Task instructions » Leave out any picture and return the remaining listing below exactly as given.

Raw data »

***

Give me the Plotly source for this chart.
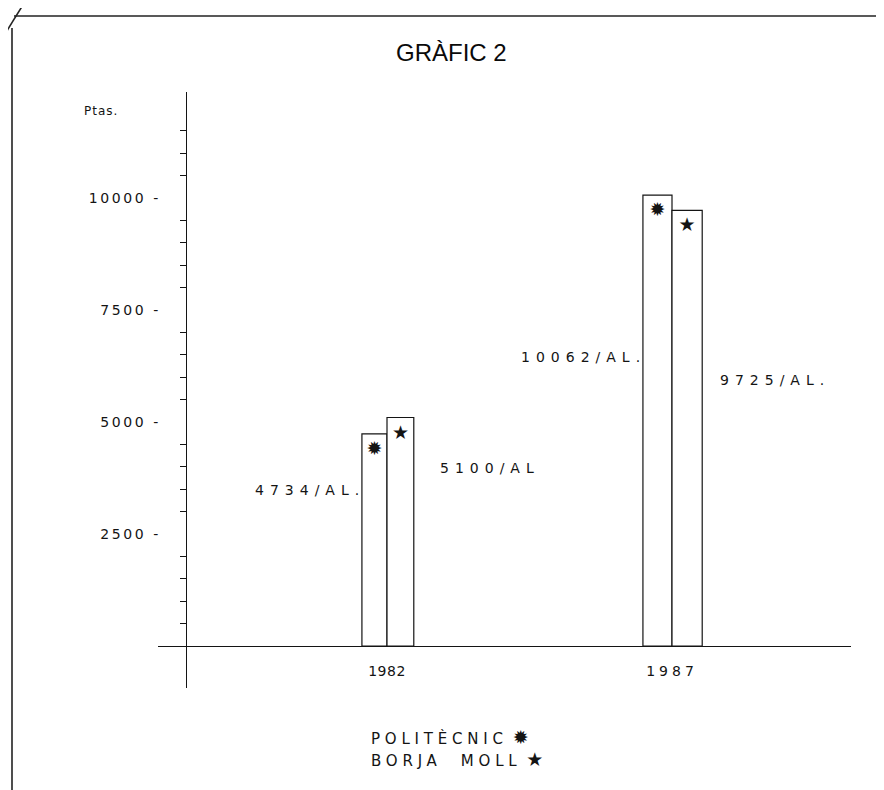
import plotly.graph_objects as go

# ---------------- data ----------------
years = [1982, 1987]
politecnic = [4734, 10062]
borja_moll = [5100, 9725]
value_labels_pol = ["4734/AL.", "10062/AL."]
value_labels_bm = ["5100/AL", "9725/AL."]
y_tickvals = [2500, 5000, 7500, 10000]
y_ticktext = ["2500 -", "5000 -", "7500 -", "10000 -"]
x_ticktext = ["1982", "1987"]
title_text = "GRÀFIC 2"
y_title = "Ptas."
legend_pol = "POLITÈCNIC"
legend_bm = "BORJA  MOLL"
sym_pol = "✹"
sym_bm = "★"

# ---------------- geometry (pixels of the 884x790 page) ----------------
OFF = 8                      # default page margin of the html body
W, H = 884 - OFF, 790 - OFF  # figure size
L_PX, R_PX, T_PX, B_PX = 158, 851, 92, 688   # plot area, page pixels
BASE_PX = 646          # pixel row of value 0
PX_PER_UNIT = 0.0448   # vertical pixels per peseta
X_REF_PX, X_PER_YR = 387, 57.0
YAXIS_PX = 186

y_range = [-(B_PX - BASE_PX) / PX_PER_UNIT, (BASE_PX - T_PX) / PX_PER_UNIT]
x_range = [years[0] - (X_REF_PX - L_PX) / X_PER_YR, years[0] + (R_PX - X_REF_PX) / X_PER_YR]


def px_x(px):
    return (px - L_PX) / (R_PX - L_PX)


def px_y(py):
    return (B_PX - py) / (B_PX - T_PX)


def spaced(t, ls):
    return f'<span style="letter-spacing:{ls}px">{t}</span>'


def big(sym, size):
    return f'<span style="font-size:{size}px">{sym}</span>'


FONT = "DejaVu Sans, Liberation Sans, sans-serif"
INK = "#141414"

fig = go.Figure()

fig.add_trace(go.Bar(
    x=years, y=politecnic, name=legend_pol,
    width=[0.44, 0.51], offset=[-0.44, -0.51],
    marker=dict(color="white", line=dict(color=INK, width=1.2)),
    text=[sym_pol, sym_pol], textposition="inside", insidetextanchor="end",
    textangle=0, constraintext="none",
    textfont=dict(size=19, color=INK, family="DejaVu Sans"),
    showlegend=False, hoverinfo="skip",
))
fig.add_trace(go.Bar(
    x=years, y=borja_moll, name=legend_bm,
    width=[0.47, 0.53], offset=[0, 0],
    marker=dict(color="white", line=dict(color=INK, width=1.2)),
    text=[sym_bm, sym_bm], textposition="inside", insidetextanchor="end",
    textangle=0, constraintext="none",
    textfont=dict(size=19, color=INK, family="DejaVu Sans"),
    showlegend=False, hoverinfo="skip",
))

annotations = []
lab_font = dict(family=FONT, size=14, color=INK)
# value labels: Politècnic to the left of its bar, Borja Moll to the right
pol_shift = [(-20, -56), (-24, -162)]
bm_shift = [(51, -50), (46, -170)]
for i, yr in enumerate(years):
    dx, dy = pol_shift[i]
    annotations.append(dict(x=yr, y=politecnic[i], xref="x", yref="y",
                            text=spaced(value_labels_pol[i], 6), showarrow=False,
                            xanchor="right", yanchor="middle", xshift=dx, yshift=dy,
                            font=lab_font))
    dx, dy = bm_shift[i]
    annotations.append(dict(x=yr, y=borja_moll[i], xref="x", yref="y",
                            text=spaced(value_labels_bm[i], 6), showarrow=False,
                            xanchor="left", yanchor="middle", xshift=dx, yshift=dy,
                            font=lab_font))

# title
annotations.append(dict(x=px_x(451), y=px_y(53), xref="paper", yref="paper",
                        text=title_text, showarrow=False, xanchor="center", yanchor="middle",
                        font=dict(family="Liberation Sans, Arial, sans-serif", size=24,
                                  color="#0a0a0a")))
# y unit
annotations.append(dict(x=px_x(82), y=px_y(111), xref="paper", yref="paper",
                        text=spaced(y_title, 1), showarrow=False, xanchor="left", yanchor="middle",
                        font=dict(family=FONT, size=12, color=INK)))
# legend block
annotations.append(dict(x=px_x(369), y=px_y(737), xref="paper", yref="paper",
                        text=spaced(legend_pol, 4.8) + " " + big(sym_pol, 19), showarrow=False,
                        xanchor="left", yanchor="middle",
                        font=dict(family=FONT, size=15, color=INK)))
annotations.append(dict(x=px_x(369), y=px_y(759), xref="paper", yref="paper",
                        text=spaced(legend_bm, 4.8) + " " + big(sym_bm, 19), showarrow=False,
                        xanchor="left", yanchor="middle",
                        font=dict(family=FONT, size=15, color=INK)))

# page frame (scanned border)
frame = dict(type="line", xref="paper", yref="paper", line=dict(color="#222", width=1.6))
shapes = [
    dict(frame, x0=px_x(14), x1=px_x(890), y0=px_y(16), y1=px_y(16)),
    dict(frame, x0=px_x(12), x1=px_x(12), y0=px_y(28), y1=px_y(800)),
    dict(frame, x0=px_x(0), x1=px_x(26), y0=px_y(42), y1=px_y(0)),
]

minor_vals = [v for v in range(500, 12000, 500) if v % 2500 != 0]

fig.update_layout(
    width=W, height=H, autosize=False,
    margin=dict(l=L_PX - OFF, r=W + OFF - R_PX, t=T_PX - OFF, b=H + OFF - B_PX, pad=0),
    paper_bgcolor="white", plot_bgcolor="white",
    barmode="overlay", showlegend=False,
    annotations=annotations, shapes=shapes,
    xaxis=dict(range=x_range, showgrid=False, zeroline=False,
               showline=True, linecolor=INK, linewidth=1.4,
               anchor="free", position=px_y(BASE_PX),
               tickmode="array", tickvals=years,
               ticktext=[spaced(x_ticktext[0], 0.5), spaced(x_ticktext[1], 4)],
               ticks="", ticklabelstandoff=12,
               tickfont=dict(family=FONT, size=14, color=INK), fixedrange=True),
    yaxis=dict(range=y_range, showgrid=False, zeroline=False,
               showline=True, linecolor=INK, linewidth=1.4,
               anchor="free", position=px_x(YAXIS_PX),
               tickmode="array", tickvals=y_tickvals,
               ticktext=[spaced(t, 2.6) for t in y_ticktext],
               ticks="", ticklabelstandoff=22,
               tickfont=dict(family=FONT, size=14, color=INK),
               minor=dict(tickmode="array", tickvals=minor_vals, ticks="outside",
                          ticklen=6, tickwidth=1.3, tickcolor=INK, showgrid=False),
               fixedrange=True),
)

fig.write_html("out.html")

***

Task output »
Give me the Plotly source for this chart.
import plotly.graph_objects as go

# ---------------- data ----------------
years = [1982, 1987]
politecnic = [4734, 10062]
borja_moll = [5100, 9725]
value_labels_pol = ["4734/AL.", "10062/AL."]
value_labels_bm = ["5100/AL", "9725/AL."]
y_tickvals = [2500, 5000, 7500, 10000]
y_ticktext = ["2500 -", "5000 -", "7500 -", "10000 -"]
x_ticktext = ["1982", "1987"]
title_text = "GRÀFIC 2"
y_title = "Ptas."
legend_pol = "POLITÈCNIC"
legend_bm = "BORJA  MOLL"
sym_pol = "✹"
sym_bm = "★"

# ---------------- geometry (pixels of the 884x790 page) ----------------
OFF = 8                      # default page margin of the html body
W, H = 884 - OFF, 790 - OFF  # figure size
L_PX, R_PX, T_PX, B_PX = 158, 851, 92, 688   # plot area, page pixels
BASE_PX = 646          # pixel row of value 0
PX_PER_UNIT = 0.0448   # vertical pixels per peseta
X_REF_PX, X_PER_YR = 387, 57.0
YAXIS_PX = 186

y_range = [-(B_PX - BASE_PX) / PX_PER_UNIT, (BASE_PX - T_PX) / PX_PER_UNIT]
x_range = [years[0] - (X_REF_PX - L_PX) / X_PER_YR, years[0] + (R_PX - X_REF_PX) / X_PER_YR]


def px_x(px):
    return (px - L_PX) / (R_PX - L_PX)


def px_y(py):
    return (B_PX - py) / (B_PX - T_PX)


def spaced(t, ls):
    return f'<span style="letter-spacing:{ls}px">{t}</span>'


def big(sym, size):
    return f'<span style="font-size:{size}px">{sym}</span>'


FONT = "DejaVu Sans, Liberation Sans, sans-serif"
INK = "#141414"

fig = go.Figure()

fig.add_trace(go.Bar(
    x=years, y=politecnic, name=legend_pol,
    width=[0.44, 0.51], offset=[-0.44, -0.51],
    marker=dict(color="white", line=dict(color=INK, width=1.2)),
    text=[sym_pol, sym_pol], textposition="inside", insidetextanchor="end",
    textangle=0, constraintext="none",
    textfont=dict(size=19, color=INK, family="DejaVu Sans"),
    showlegend=False, hoverinfo="skip",
))
fig.add_trace(go.Bar(
    x=years, y=borja_moll, name=legend_bm,
    width=[0.47, 0.53], offset=[0, 0],
    marker=dict(color="white", line=dict(color=INK, width=1.2)),
    text=[sym_bm, sym_bm], textposition="inside", insidetextanchor="end",
    textangle=0, constraintext="none",
    textfont=dict(size=19, color=INK, family="DejaVu Sans"),
    showlegend=False, hoverinfo="skip",
))

annotations = []
lab_font = dict(family=FONT, size=14, color=INK)
# value labels: Politècnic to the left of its bar, Borja Moll to the right
pol_shift = [(-20, -56), (-24, -162)]
bm_shift = [(51, -50), (46, -170)]
for i, yr in enumerate(years):
    dx, dy = pol_shift[i]
    annotations.append(dict(x=yr, y=politecnic[i], xref="x", yref="y",
                            text=spaced(value_labels_pol[i], 6), showarrow=False,
                            xanchor="right", yanchor="middle", xshift=dx, yshift=dy,
                            font=lab_font))
    dx, dy = bm_shift[i]
    annotations.append(dict(x=yr, y=borja_moll[i], xref="x", yref="y",
                            text=spaced(value_labels_bm[i], 6), showarrow=False,
                            xanchor="left", yanchor="middle", xshift=dx, yshift=dy,
                            font=lab_font))

# title
annotations.append(dict(x=px_x(451), y=px_y(53), xref="paper", yref="paper",
                        text=title_text, showarrow=False, xanchor="center", yanchor="middle",
                        font=dict(family="Liberation Sans, Arial, sans-serif", size=24,
                                  color="#0a0a0a")))
# y unit
annotations.append(dict(x=px_x(82), y=px_y(111), xref="paper", yref="paper",
                        text=spaced(y_title, 1), showarrow=False, xanchor="left", yanchor="middle",
                        font=dict(family=FONT, size=12, color=INK)))
# legend block
annotations.append(dict(x=px_x(369), y=px_y(737), xref="paper", yref="paper",
                        text=spaced(legend_pol, 4.8) + " " + big(sym_pol, 19), showarrow=False,
                        xanchor="left", yanchor="middle",
                        font=dict(family=FONT, size=15, color=INK)))
annotations.append(dict(x=px_x(369), y=px_y(759), xref="paper", yref="paper",
                        text=spaced(legend_bm, 4.8) + " " + big(sym_bm, 19), showarrow=False,
                        xanchor="left", yanchor="middle",
                        font=dict(family=FONT, size=15, color=INK)))

# page frame (scanned border)
frame = dict(type="line", xref="paper", yref="paper", line=dict(color="#222", width=1.6))
shapes = [
    dict(frame, x0=px_x(14), x1=px_x(890), y0=px_y(16), y1=px_y(16)),
    dict(frame, x0=px_x(12), x1=px_x(12), y0=px_y(28), y1=px_y(800)),
    dict(frame, x0=px_x(0), x1=px_x(26), y0=px_y(42), y1=px_y(0)),
]

minor_vals = [v for v in range(500, 12000, 500) if v % 2500 != 0]

fig.update_layout(
    width=W, height=H, autosize=False,
    margin=dict(l=L_PX - OFF, r=W + OFF - R_PX, t=T_PX - OFF, b=H + OFF - B_PX, pad=0),
    paper_bgcolor="white", plot_bgcolor="white",
    barmode="overlay", showlegend=False,
    annotations=annotations, shapes=shapes,
    xaxis=dict(range=x_range, showgrid=False, zeroline=False,
               showline=True, linecolor=INK, linewidth=1.4,
               anchor="free", position=px_y(BASE_PX),
               tickmode="array", tickvals=years,
               ticktext=[spaced(x_ticktext[0], 0.5), spaced(x_ticktext[1], 4)],
               ticks="", ticklabelstandoff=12,
               tickfont=dict(family=FONT, size=14, color=INK), fixedrange=True),
    yaxis=dict(range=y_range, showgrid=False, zeroline=False,
               showline=True, linecolor=INK, linewidth=1.4,
               anchor="free", position=px_x(YAXIS_PX),
               tickmode="array", tickvals=y_tickvals,
               ticktext=[spaced(t, 2.6) for t in y_ticktext],
               ticks="", ticklabelstandoff=22,
               tickfont=dict(family=FONT, size=14, color=INK),
               minor=dict(tickmode="array", tickvals=minor_vals, ticks="outside",
                          ticklen=6, tickwidth=1.3, tickcolor=INK, showgrid=False),
               fixedrange=True),
)

fig.write_html("out.html")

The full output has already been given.